Print, word for word, the opening line of the data below and every line after it through the line that contains "1-450/528, (838-95)/853, (450-20)/528])", but not the pictures.

> Given entries:

-*-

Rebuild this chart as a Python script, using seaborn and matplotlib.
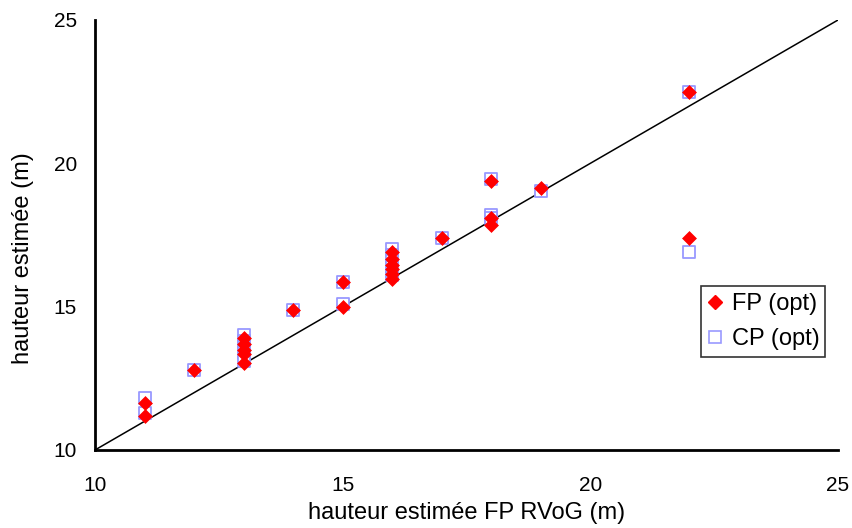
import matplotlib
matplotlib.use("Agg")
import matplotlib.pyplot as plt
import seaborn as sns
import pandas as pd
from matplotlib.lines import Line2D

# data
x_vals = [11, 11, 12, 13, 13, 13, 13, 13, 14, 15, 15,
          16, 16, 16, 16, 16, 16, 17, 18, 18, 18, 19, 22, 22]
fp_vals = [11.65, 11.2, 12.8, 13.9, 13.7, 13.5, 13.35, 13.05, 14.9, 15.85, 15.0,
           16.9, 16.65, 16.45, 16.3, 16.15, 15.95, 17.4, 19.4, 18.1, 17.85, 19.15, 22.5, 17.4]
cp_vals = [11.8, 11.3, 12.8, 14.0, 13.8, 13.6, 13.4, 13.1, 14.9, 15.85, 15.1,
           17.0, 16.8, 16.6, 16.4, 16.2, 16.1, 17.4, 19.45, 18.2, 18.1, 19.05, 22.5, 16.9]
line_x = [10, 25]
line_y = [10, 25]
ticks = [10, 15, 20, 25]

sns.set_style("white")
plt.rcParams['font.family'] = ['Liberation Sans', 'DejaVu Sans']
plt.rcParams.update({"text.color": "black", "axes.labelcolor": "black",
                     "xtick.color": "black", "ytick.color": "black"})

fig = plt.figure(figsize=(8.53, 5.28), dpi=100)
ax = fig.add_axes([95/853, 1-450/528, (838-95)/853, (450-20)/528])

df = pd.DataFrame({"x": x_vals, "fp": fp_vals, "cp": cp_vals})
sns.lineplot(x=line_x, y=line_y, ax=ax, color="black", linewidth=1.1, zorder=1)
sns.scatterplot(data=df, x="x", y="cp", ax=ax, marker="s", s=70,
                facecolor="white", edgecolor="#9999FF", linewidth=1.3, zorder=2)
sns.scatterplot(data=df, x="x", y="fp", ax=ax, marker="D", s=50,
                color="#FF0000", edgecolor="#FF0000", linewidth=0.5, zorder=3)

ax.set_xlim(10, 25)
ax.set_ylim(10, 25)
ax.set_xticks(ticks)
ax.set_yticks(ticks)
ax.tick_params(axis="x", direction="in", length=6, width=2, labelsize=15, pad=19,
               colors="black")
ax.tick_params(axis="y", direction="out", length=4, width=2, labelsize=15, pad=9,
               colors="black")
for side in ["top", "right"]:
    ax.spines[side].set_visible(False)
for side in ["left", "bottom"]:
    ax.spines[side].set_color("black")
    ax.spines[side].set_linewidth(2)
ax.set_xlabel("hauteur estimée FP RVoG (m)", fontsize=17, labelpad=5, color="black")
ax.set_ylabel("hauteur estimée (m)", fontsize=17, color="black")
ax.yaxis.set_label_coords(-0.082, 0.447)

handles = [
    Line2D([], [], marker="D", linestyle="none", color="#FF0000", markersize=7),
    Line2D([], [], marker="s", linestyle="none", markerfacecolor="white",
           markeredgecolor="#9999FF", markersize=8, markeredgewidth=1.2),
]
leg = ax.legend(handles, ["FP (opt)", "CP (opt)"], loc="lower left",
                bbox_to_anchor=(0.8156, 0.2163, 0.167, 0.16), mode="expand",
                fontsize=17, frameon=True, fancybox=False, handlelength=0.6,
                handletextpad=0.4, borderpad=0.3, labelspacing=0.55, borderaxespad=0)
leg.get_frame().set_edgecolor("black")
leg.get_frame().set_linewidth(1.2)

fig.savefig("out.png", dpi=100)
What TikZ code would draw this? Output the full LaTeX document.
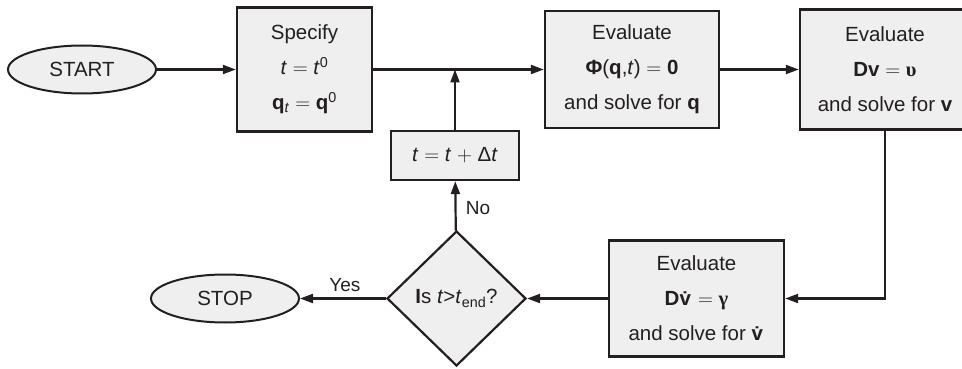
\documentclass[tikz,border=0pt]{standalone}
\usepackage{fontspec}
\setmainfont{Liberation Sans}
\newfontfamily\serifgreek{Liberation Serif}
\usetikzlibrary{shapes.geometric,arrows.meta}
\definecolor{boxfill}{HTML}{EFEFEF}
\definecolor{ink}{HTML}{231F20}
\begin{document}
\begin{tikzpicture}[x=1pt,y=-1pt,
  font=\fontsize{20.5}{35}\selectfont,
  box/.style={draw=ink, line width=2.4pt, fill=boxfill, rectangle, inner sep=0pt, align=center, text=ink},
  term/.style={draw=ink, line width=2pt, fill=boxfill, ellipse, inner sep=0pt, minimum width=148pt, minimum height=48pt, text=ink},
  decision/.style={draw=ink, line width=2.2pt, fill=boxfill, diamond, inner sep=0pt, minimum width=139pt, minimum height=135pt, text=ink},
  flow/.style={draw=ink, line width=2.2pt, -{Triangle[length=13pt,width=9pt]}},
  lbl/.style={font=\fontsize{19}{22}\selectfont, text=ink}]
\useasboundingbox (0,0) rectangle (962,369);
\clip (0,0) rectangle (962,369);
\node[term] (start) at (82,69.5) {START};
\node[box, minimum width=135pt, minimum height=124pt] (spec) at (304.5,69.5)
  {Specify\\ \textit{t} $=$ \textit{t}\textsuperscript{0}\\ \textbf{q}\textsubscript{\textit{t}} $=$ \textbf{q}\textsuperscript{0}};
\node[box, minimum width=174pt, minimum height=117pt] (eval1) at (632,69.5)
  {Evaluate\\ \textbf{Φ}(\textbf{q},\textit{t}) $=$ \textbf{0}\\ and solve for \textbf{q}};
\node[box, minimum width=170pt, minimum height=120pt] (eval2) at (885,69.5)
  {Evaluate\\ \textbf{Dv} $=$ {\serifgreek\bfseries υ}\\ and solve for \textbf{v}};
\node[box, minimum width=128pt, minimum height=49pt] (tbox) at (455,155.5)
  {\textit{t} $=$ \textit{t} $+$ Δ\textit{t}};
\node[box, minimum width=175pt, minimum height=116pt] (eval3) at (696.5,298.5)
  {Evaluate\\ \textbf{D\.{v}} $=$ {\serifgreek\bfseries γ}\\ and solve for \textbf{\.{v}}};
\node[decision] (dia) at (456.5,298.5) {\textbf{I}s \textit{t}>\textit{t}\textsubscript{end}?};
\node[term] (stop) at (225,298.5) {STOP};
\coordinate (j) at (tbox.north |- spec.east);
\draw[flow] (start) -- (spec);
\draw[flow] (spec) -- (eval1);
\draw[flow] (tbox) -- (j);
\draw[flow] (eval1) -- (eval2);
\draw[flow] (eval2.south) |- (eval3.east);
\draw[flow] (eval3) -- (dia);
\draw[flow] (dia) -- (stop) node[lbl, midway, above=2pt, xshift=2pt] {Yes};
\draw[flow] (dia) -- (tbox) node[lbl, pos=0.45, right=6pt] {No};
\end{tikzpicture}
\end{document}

-*-

> Expected answer:
Rebuild this chart as a Python script, using seaborn and matplotlib.
import matplotlib
matplotlib.use("Agg")
import matplotlib.pyplot as plt
import seaborn as sns
import pandas as pd
from matplotlib.lines import Line2D

# data
x_vals = [11, 11, 12, 13, 13, 13, 13, 13, 14, 15, 15,
          16, 16, 16, 16, 16, 16, 17, 18, 18, 18, 19, 22, 22]
fp_vals = [11.65, 11.2, 12.8, 13.9, 13.7, 13.5, 13.35, 13.05, 14.9, 15.85, 15.0,
           16.9, 16.65, 16.45, 16.3, 16.15, 15.95, 17.4, 19.4, 18.1, 17.85, 19.15, 22.5, 17.4]
cp_vals = [11.8, 11.3, 12.8, 14.0, 13.8, 13.6, 13.4, 13.1, 14.9, 15.85, 15.1,
           17.0, 16.8, 16.6, 16.4, 16.2, 16.1, 17.4, 19.45, 18.2, 18.1, 19.05, 22.5, 16.9]
line_x = [10, 25]
line_y = [10, 25]
ticks = [10, 15, 20, 25]

sns.set_style("white")
plt.rcParams['font.family'] = ['Liberation Sans', 'DejaVu Sans']
plt.rcParams.update({"text.color": "black", "axes.labelcolor": "black",
                     "xtick.color": "black", "ytick.color": "black"})

fig = plt.figure(figsize=(8.53, 5.28), dpi=100)
ax = fig.add_axes([95/853, 1-450/528, (838-95)/853, (450-20)/528])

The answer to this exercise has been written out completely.